=== Instructions for the task ===
Print, word for word, every line from the beginning of the listing up to and including the line with "import pandas as pd". Pictures are to be excluded.

(Data extracted from a collection)
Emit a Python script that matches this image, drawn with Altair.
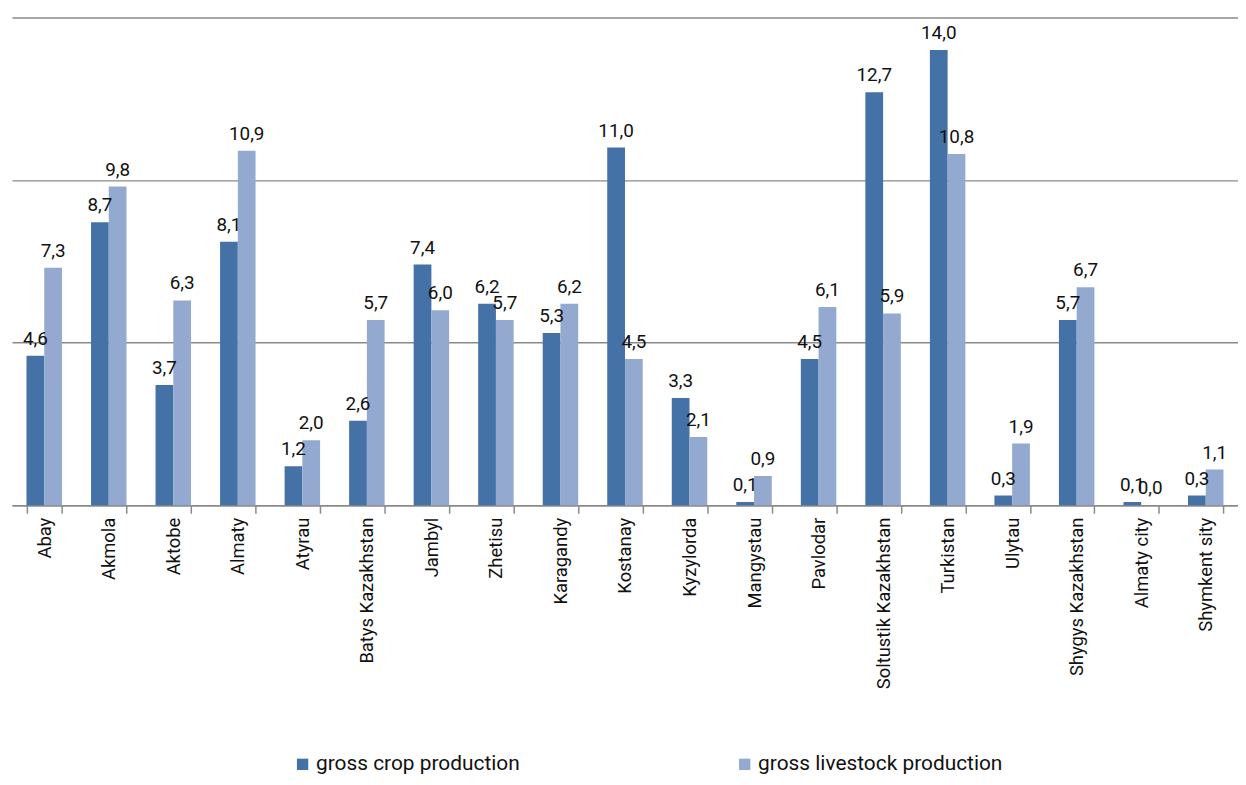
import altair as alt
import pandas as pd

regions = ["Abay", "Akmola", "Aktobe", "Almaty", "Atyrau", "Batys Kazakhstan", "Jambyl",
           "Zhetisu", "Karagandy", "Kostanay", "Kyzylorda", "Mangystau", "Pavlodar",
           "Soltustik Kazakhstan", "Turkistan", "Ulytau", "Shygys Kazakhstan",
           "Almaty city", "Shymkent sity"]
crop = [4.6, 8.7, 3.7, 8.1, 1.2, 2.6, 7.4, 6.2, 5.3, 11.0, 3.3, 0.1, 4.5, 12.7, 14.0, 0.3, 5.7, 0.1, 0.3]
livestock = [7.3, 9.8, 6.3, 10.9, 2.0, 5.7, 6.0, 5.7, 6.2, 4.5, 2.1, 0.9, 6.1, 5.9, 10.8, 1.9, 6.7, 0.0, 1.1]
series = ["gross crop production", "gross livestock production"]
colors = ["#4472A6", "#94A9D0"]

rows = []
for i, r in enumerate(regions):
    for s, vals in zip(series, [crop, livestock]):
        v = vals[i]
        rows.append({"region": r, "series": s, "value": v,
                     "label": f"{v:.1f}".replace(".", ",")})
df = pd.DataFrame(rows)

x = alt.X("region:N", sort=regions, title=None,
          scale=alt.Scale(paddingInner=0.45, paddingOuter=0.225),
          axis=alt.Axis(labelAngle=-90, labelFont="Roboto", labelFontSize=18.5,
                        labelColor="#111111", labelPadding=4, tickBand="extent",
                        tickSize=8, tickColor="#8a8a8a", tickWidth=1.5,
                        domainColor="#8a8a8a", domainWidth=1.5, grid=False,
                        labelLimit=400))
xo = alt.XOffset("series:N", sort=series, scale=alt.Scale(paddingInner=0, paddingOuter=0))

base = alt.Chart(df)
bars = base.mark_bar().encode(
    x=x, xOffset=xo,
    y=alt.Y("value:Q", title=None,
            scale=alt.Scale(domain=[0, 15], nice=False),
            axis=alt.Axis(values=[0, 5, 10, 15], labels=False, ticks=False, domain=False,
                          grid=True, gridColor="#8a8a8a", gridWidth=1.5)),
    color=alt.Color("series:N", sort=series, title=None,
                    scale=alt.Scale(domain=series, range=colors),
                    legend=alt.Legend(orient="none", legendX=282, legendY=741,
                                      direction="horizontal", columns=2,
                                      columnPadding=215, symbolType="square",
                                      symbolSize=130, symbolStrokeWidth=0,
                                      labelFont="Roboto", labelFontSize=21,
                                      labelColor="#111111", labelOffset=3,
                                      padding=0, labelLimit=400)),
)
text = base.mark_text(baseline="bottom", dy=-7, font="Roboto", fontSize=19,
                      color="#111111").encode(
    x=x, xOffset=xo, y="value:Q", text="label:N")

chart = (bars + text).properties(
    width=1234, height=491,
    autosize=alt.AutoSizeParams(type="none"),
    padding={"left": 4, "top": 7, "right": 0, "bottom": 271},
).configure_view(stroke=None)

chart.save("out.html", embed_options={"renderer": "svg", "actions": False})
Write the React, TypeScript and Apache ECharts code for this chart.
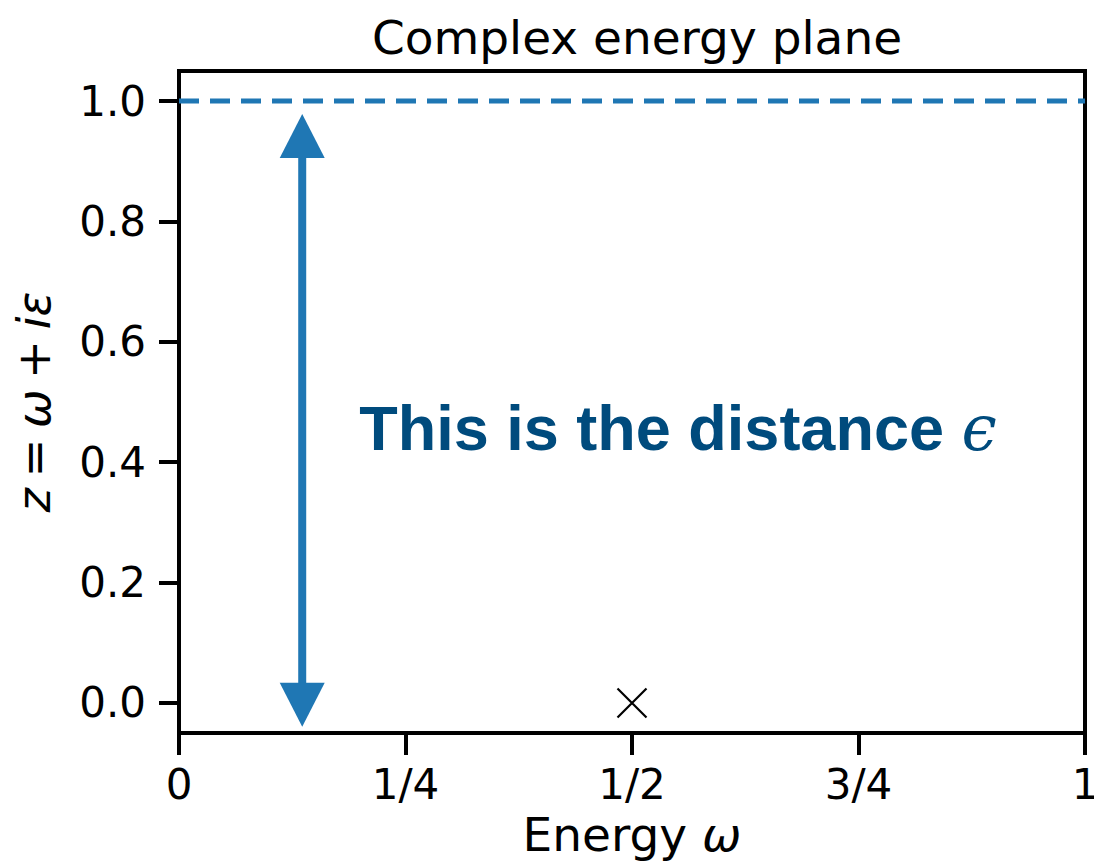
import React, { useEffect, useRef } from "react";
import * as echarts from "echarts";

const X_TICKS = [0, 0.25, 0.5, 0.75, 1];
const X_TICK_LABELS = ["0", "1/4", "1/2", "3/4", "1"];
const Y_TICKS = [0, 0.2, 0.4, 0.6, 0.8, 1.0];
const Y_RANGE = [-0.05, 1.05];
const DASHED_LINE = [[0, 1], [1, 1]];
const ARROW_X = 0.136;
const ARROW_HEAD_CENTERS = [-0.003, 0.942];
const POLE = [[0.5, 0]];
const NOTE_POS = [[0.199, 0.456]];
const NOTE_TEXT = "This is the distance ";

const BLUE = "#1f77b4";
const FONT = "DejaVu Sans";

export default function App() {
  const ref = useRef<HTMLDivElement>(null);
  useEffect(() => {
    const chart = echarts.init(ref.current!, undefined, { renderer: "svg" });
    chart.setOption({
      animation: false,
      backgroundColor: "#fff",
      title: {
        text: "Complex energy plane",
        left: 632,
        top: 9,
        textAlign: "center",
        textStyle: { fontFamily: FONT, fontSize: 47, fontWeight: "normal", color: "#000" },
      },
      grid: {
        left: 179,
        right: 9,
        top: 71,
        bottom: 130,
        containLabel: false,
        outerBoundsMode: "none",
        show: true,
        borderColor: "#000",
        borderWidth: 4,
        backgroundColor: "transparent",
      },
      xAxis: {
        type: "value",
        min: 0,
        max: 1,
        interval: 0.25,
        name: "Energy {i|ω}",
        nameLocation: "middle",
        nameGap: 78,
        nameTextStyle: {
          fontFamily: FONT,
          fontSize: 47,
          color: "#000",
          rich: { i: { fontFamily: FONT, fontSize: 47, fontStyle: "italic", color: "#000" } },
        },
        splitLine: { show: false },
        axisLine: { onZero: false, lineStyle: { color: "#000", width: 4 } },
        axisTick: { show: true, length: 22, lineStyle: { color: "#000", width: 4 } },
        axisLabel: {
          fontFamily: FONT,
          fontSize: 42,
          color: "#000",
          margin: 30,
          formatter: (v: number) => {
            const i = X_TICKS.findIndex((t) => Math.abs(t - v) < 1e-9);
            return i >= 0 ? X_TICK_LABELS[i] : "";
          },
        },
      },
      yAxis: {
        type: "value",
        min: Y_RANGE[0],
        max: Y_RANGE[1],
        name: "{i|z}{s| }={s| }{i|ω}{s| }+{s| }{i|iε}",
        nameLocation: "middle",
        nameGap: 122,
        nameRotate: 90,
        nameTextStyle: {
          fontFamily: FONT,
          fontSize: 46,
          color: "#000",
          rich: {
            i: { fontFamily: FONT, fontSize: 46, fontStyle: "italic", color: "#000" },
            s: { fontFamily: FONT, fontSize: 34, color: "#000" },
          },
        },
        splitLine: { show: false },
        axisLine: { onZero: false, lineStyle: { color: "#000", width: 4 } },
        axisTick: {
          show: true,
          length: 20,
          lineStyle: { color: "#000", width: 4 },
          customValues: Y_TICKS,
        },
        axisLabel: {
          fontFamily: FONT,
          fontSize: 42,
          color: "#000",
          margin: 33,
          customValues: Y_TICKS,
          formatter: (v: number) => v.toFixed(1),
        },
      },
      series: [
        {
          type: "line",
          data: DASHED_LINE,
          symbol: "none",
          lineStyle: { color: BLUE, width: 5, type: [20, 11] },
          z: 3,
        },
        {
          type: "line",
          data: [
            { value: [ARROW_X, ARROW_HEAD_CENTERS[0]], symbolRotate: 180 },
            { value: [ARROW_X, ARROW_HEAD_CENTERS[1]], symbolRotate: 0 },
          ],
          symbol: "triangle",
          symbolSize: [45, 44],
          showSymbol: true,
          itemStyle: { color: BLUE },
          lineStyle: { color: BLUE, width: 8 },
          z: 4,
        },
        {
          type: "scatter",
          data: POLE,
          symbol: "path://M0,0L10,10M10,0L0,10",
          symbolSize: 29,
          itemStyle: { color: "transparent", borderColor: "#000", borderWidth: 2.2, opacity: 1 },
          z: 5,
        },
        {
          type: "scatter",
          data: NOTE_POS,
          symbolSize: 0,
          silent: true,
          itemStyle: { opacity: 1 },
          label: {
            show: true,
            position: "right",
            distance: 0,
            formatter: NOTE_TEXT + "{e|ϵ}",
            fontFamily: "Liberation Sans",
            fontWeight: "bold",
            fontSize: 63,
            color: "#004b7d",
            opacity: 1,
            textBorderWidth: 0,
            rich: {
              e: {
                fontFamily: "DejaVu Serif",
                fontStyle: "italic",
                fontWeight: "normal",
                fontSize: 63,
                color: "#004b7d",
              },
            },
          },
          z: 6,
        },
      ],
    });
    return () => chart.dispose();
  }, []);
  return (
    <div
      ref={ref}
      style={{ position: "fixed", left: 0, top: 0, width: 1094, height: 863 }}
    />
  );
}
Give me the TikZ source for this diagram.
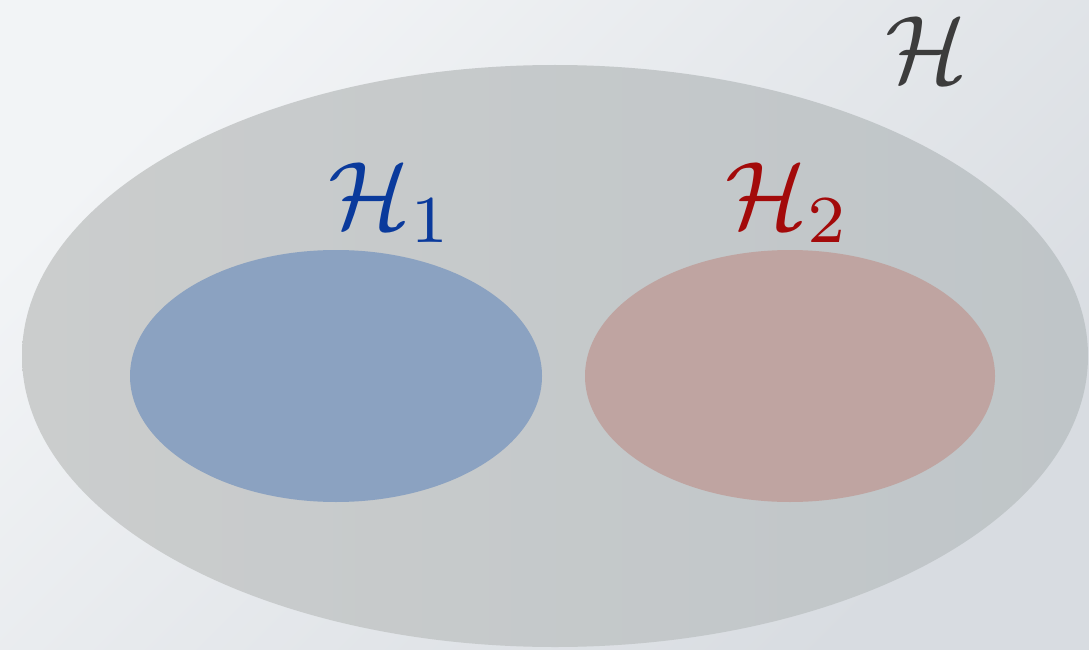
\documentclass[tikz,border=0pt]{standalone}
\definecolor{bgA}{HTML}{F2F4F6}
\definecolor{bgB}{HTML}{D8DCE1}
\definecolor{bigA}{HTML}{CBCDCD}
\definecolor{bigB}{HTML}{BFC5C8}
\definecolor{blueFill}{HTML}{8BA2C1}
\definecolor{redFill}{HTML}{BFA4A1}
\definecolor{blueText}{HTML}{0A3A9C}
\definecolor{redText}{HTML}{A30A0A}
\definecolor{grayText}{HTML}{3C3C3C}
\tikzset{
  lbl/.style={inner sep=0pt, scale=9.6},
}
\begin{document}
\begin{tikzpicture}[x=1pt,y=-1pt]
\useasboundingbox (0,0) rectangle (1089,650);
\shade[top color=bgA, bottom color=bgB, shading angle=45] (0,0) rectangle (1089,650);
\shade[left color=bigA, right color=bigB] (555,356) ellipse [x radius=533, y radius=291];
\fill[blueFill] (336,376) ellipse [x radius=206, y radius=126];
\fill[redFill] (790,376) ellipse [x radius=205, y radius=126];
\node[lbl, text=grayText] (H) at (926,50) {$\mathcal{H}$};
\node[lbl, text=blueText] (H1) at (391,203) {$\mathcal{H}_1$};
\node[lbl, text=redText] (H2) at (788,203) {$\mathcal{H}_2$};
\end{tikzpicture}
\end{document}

=== Solution to this exercise ===
Emit a Python script that matches this image, drawn with Altair.
import altair as alt
import pandas as pd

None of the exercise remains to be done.